▶ **Exercise details**: Produce an exact transcription of the listing below, omitting the pictures.

○ ○ ○

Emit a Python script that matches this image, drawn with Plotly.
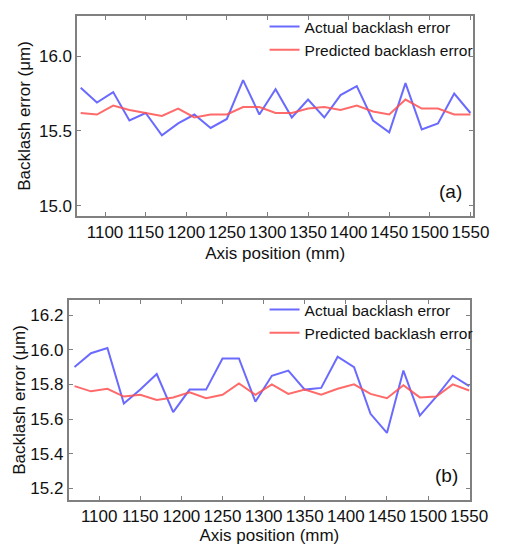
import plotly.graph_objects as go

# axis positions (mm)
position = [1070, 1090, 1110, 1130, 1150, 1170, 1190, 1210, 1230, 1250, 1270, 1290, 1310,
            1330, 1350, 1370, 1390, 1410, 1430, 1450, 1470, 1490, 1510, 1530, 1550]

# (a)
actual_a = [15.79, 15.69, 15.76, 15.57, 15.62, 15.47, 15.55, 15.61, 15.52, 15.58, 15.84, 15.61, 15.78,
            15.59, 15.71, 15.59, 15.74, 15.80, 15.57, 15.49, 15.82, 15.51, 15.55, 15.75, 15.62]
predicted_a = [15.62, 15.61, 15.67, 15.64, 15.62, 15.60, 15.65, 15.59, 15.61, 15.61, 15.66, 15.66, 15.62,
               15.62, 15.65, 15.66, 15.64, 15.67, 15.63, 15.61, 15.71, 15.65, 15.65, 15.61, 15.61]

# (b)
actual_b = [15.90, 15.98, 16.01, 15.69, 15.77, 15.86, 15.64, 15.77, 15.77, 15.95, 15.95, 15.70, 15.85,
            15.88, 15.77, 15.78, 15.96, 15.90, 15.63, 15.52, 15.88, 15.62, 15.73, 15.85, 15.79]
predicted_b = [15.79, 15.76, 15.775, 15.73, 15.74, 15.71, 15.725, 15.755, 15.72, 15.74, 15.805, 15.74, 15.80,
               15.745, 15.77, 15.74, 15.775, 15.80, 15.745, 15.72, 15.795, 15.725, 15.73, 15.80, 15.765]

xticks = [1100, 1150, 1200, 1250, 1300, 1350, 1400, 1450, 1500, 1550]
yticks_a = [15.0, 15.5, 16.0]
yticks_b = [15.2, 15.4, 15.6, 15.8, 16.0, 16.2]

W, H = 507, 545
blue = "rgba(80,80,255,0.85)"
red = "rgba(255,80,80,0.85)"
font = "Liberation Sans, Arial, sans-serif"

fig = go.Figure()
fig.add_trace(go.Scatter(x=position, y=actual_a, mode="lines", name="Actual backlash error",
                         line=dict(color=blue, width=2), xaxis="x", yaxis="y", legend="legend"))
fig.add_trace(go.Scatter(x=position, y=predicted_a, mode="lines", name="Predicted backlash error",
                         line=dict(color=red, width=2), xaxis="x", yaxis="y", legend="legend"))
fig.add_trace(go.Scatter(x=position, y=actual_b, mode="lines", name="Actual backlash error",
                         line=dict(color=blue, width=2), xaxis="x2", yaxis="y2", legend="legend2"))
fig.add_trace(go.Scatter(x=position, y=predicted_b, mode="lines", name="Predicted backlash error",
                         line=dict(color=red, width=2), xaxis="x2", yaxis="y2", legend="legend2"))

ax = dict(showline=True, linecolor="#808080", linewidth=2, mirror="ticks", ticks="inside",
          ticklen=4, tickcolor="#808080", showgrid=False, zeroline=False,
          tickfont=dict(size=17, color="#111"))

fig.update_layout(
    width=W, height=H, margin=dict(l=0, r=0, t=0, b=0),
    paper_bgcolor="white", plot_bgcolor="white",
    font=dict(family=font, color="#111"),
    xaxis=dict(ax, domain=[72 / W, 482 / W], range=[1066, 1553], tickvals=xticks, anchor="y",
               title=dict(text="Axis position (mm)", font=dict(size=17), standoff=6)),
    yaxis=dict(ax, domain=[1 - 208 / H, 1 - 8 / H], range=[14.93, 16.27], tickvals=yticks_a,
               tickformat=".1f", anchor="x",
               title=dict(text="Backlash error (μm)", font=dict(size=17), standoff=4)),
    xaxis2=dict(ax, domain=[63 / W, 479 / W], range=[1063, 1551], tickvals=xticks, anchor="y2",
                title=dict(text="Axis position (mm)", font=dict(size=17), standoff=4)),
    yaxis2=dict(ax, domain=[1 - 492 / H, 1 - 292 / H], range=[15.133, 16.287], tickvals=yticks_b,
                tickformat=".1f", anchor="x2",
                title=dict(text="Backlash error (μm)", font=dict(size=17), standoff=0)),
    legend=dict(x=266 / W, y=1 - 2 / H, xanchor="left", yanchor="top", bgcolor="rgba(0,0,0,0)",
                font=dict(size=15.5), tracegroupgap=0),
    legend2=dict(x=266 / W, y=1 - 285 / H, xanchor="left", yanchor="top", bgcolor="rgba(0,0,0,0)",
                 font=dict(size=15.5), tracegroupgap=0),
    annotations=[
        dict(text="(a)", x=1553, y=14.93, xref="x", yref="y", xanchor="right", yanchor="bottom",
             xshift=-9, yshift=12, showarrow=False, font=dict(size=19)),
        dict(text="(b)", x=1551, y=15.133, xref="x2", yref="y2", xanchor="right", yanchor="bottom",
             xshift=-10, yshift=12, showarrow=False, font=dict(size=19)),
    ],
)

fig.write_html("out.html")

○ ○ ○

▶ **Final answer**:
Emit a Python script that matches this image, drawn with Plotly.
import plotly.graph_objects as go

# axis positions (mm)
position = [1070, 1090, 1110, 1130, 1150, 1170, 1190, 1210, 1230, 1250, 1270, 1290, 1310,
            1330, 1350, 1370, 1390, 1410, 1430, 1450, 1470, 1490, 1510, 1530, 1550]

# (a)
actual_a = [15.79, 15.69, 15.76, 15.57, 15.62, 15.47, 15.55, 15.61, 15.52, 15.58, 15.84, 15.61, 15.78,
            15.59, 15.71, 15.59, 15.74, 15.80, 15.57, 15.49, 15.82, 15.51, 15.55, 15.75, 15.62]
predicted_a = [15.62, 15.61, 15.67, 15.64, 15.62, 15.60, 15.65, 15.59, 15.61, 15.61, 15.66, 15.66, 15.62,
               15.62, 15.65, 15.66, 15.64, 15.67, 15.63, 15.61, 15.71, 15.65, 15.65, 15.61, 15.61]

# (b)
actual_b = [15.90, 15.98, 16.01, 15.69, 15.77, 15.86, 15.64, 15.77, 15.77, 15.95, 15.95, 15.70, 15.85,
            15.88, 15.77, 15.78, 15.96, 15.90, 15.63, 15.52, 15.88, 15.62, 15.73, 15.85, 15.79]
predicted_b = [15.79, 15.76, 15.775, 15.73, 15.74, 15.71, 15.725, 15.755, 15.72, 15.74, 15.805, 15.74, 15.80,
               15.745, 15.77, 15.74, 15.775, 15.80, 15.745, 15.72, 15.795, 15.725, 15.73, 15.80, 15.765]

xticks = [1100, 1150, 1200, 1250, 1300, 1350, 1400, 1450, 1500, 1550]
yticks_a = [15.0, 15.5, 16.0]
yticks_b = [15.2, 15.4, 15.6, 15.8, 16.0, 16.2]

W, H = 507, 545
blue = "rgba(80,80,255,0.85)"
red = "rgba(255,80,80,0.85)"
font = "Liberation Sans, Arial, sans-serif"

fig = go.Figure()
fig.add_trace(go.Scatter(x=position, y=actual_a, mode="lines", name="Actual backlash error",
                         line=dict(color=blue, width=2), xaxis="x", yaxis="y", legend="legend"))
fig.add_trace(go.Scatter(x=position, y=predicted_a, mode="lines", name="Predicted backlash error",
                         line=dict(color=red, width=2), xaxis="x", yaxis="y", legend="legend"))
fig.add_trace(go.Scatter(x=position, y=actual_b, mode="lines", name="Actual backlash error",
                         line=dict(color=blue, width=2), xaxis="x2", yaxis="y2", legend="legend2"))
fig.add_trace(go.Scatter(x=position, y=predicted_b, mode="lines", name="Predicted backlash error",
                         line=dict(color=red, width=2), xaxis="x2", yaxis="y2", legend="legend2"))

ax = dict(showline=True, linecolor="#808080", linewidth=2, mirror="ticks", ticks="inside",
          ticklen=4, tickcolor="#808080", showgrid=False, zeroline=False,
          tickfont=dict(size=17, color="#111"))

fig.update_layout(
    width=W, height=H, margin=dict(l=0, r=0, t=0, b=0),
    paper_bgcolor="white", plot_bgcolor="white",
    font=dict(family=font, color="#111"),
    xaxis=dict(ax, domain=[72 / W, 482 / W], range=[1066, 1553], tickvals=xticks, anchor="y",
               title=dict(text="Axis position (mm)", font=dict(size=17), standoff=6)),
    yaxis=dict(ax, domain=[1 - 208 / H, 1 - 8 / H], range=[14.93, 16.27], tickvals=yticks_a,
               tickformat=".1f", anchor="x",
               title=dict(text="Backlash error (μm)", font=dict(size=17), standoff=4)),
    xaxis2=dict(ax, domain=[63 / W, 479 / W], range=[1063, 1551], tickvals=xticks, anchor="y2",
                title=dict(text="Axis position (mm)", font=dict(size=17), standoff=4)),
    yaxis2=dict(ax, domain=[1 - 492 / H, 1 - 292 / H], range=[15.133, 16.287], tickvals=yticks_b,
                tickformat=".1f", anchor="x2",
                title=dict(text="Backlash error (μm)", font=dict(size=17), standoff=0)),
    legend=dict(x=266 / W, y=1 - 2 / H, xanchor="left", yanchor="top", bgcolor="rgba(0,0,0,0)",
                font=dict(size=15.5), tracegroupgap=0),
    legend2=dict(x=266 / W, y=1 - 285 / H, xanchor="left", yanchor="top", bgcolor="rgba(0,0,0,0)",
                 font=dict(size=15.5), tracegroupgap=0),
    annotations=[
        dict(text="(a)", x=1553, y=14.93, xref="x", yref="y", xanchor="right", yanchor="bottom",
             xshift=-9, yshift=12, showarrow=False, font=dict(size=19)),
        dict(text="(b)", x=1551, y=15.133, xref="x2", yref="y2", xanchor="right", yanchor="bottom",
             xshift=-10, yshift=12, showarrow=False, font=dict(size=19)),
    ],
)

fig.write_html("out.html")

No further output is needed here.